Obama administration sets limits on power plant carbon emissions
After months of delay, the Obama administration is about to unveil the first federal standards to explicitly limit greenhouse-gas emissions from new electric power plants — one of the chief sources of carbon dioxide emissions linked to climate change.
According to people briefed by the Environmental Protection Agency, all existing plants — including the 300 or so coal-fired power plants that now release the highest level of these emissions and yet-to-be-built plants that have already received E.P.A. permits — will be grandfathered in at current levels, meaning they are exempt from the new proposed rule.
Under the new rule, expected to be announced this week, new power plants will have to emit no more than 1,000 tons of carbon dioxide per megawatt-hour of energy produced. That standard permits the level of emissions achieved by natural gas-fired plants of the type generally built in the last few years, but would be too strict for almost all coal-fired power plants if they were not exempted. A new natural gas plant produces a little less than 1,000 pounds of carbon dioxide per megawatt-hour of electricity generated. A coal plant produces about 1,800 pounds.
A senior White House official who spoke on condition of anonymity because he was not authorized to disclose details ahead of the announcement said, “This standard provides a clear and certain path forward for industry and the important domestic energy sources they rely on, including natural gas, as well as clean coal technologies that lower carbon emissions. These sources will continue to be a part of our energy future, and what we have proposed is in line with the steps industry is already taking.”
The White House official explained that the goal of the rule is to hasten the introduction of carbon controls on new coal-fired power plants, while not causing immediate economic harm from the shutdown of existing plants. The rule is certain to face stiff challenges in Congress and the courts.
Washington insiders, environmentalists and state regulators who have followed the course of the Obama administration’s stutter-step approach to greenhouse gas regulations were both pleased that a rule was about to be proposed and disappointed by its apparent lack of teeth regarding existing polluters.

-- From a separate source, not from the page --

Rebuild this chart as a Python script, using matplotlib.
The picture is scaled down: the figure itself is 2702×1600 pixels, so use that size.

Ian Bowles, the former secretary of energy and environmental affairs in Massachusetts, had a mixed reaction to the news of the rule.
“I’m glad to see President Obama moving forward in the face of critics who seem to have forgotten that the Supreme Court has ruled E.P.A. must regulate greenhouse gas emissions,” he said, but added, “I’m a bit surprised existing power plants are left harmless, but the reality is cheap natural gas is doing more to curtail coal use than any regulation would have in the near term.”

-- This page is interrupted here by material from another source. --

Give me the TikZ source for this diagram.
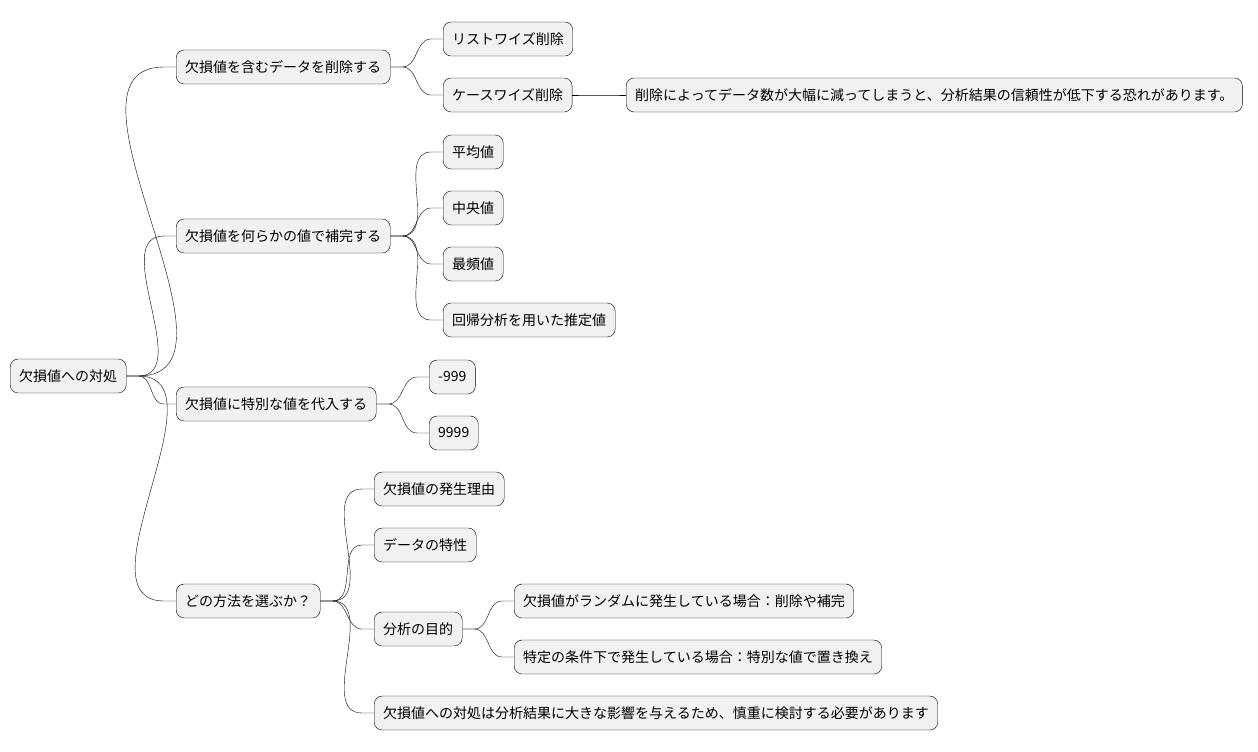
\documentclass[tikz,border=0pt]{standalone}
\usepackage{fontspec}
\setmainfont{Noto Sans CJK JP}
\begin{document}
\begin{tikzpicture}[x=1pt,y=-1pt,semithick,
  box/.style={draw,thin,rounded corners=8pt,fill=boxgray,anchor=west,minimum height=34pt,inner xsep=9pt,font=\fontsize{14}{16}\selectfont},
  link/.style={draw,thin}]
 \definecolor{boxgray}{HTML}{F1F1F1}
 \useasboundingbox (0,0) rectangle (1258,752);
 \node[box] (root) at (10,376) {欠損値への対処};
 \node[box] (del)  at (176,67)  {欠損値を含むデータを削除する};
 \node[box] (list) at (443,39)  {リストワイズ削除};
 \node[box] (case) at (443,95)  {ケースワイズ削除};
 \node[box] (warn) at (626,95)  {削除によってデータ数が大幅に減ってしまうと、分析結果の信頼性が低下する恐れがあります。};
 \node[box] (imp)  at (176,236) {欠損値を何らかの値で補完する};
 \node[box] (mean) at (443,152) {平均値};
 \node[box] (med)  at (443,208) {中央値};
 \node[box] (mode) at (443,264) {最頻値};
 \node[box] (reg)  at (443,320) {回帰分析を用いた推定値};
 \node[box] (spec) at (176,404) {欠損値に特別な値を代入する};
 \node[box] (m999) at (429,377) {-999};
 \node[box] (p999) at (429,433) {9999};
 \node[box] (how)  at (176,601) {どの方法を選ぶか？};
 \node[box] (why)  at (374,489) {欠損値の発生理由};
 \node[box] (feat) at (374,545) {データの特性};
 \node[box] (goal) at (374,629) {分析の目的};
 \node[box] (rand) at (514,601) {欠損値がランダムに発生している場合：削除や補完};
 \node[box] (cond) at (514,657) {特定の条件下で発生している場合：特別な値で置き換え};
 \node[box] (note) at (374,713) {欠損値への対処は分析結果に大きな影響を与えるため、慎重に検討する必要があります};

 \foreach \a/\b in {root/del,root/imp,root/spec,root/how,del/list,del/case,case/warn,
   imp/mean,imp/med,imp/mode,imp/reg,spec/m999,spec/p999,
   how/why,how/feat,how/goal,how/note,goal/rand,goal/cond}
   \draw[link] (\a.east) -- ++(12,0) to[out=0,in=180] ([xshift=-12pt]\b.west) -- (\b.west);
\end{tikzpicture}
\end{document}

Some, like Paul Bledsoe, a senior adviser at the Bipartisan Policy Center, said that the regulation gave new impetus to the shift to natural gas as the electric power industry’s fuel of choice. Coal plants are facing other new environmental mandates that could make them even less competitive economically, he said.
“The impact in the next decade is expected to be relatively minor,” he said.
The coal industry, whose conservative Congressional allies have painted the E.P.A. as an overzealous regulator holding back the economy, was unhappy with the news of the proposal. They have repeatedly criticized the idea of setting limits by regulation when Congress refused to set similar limits by legislation.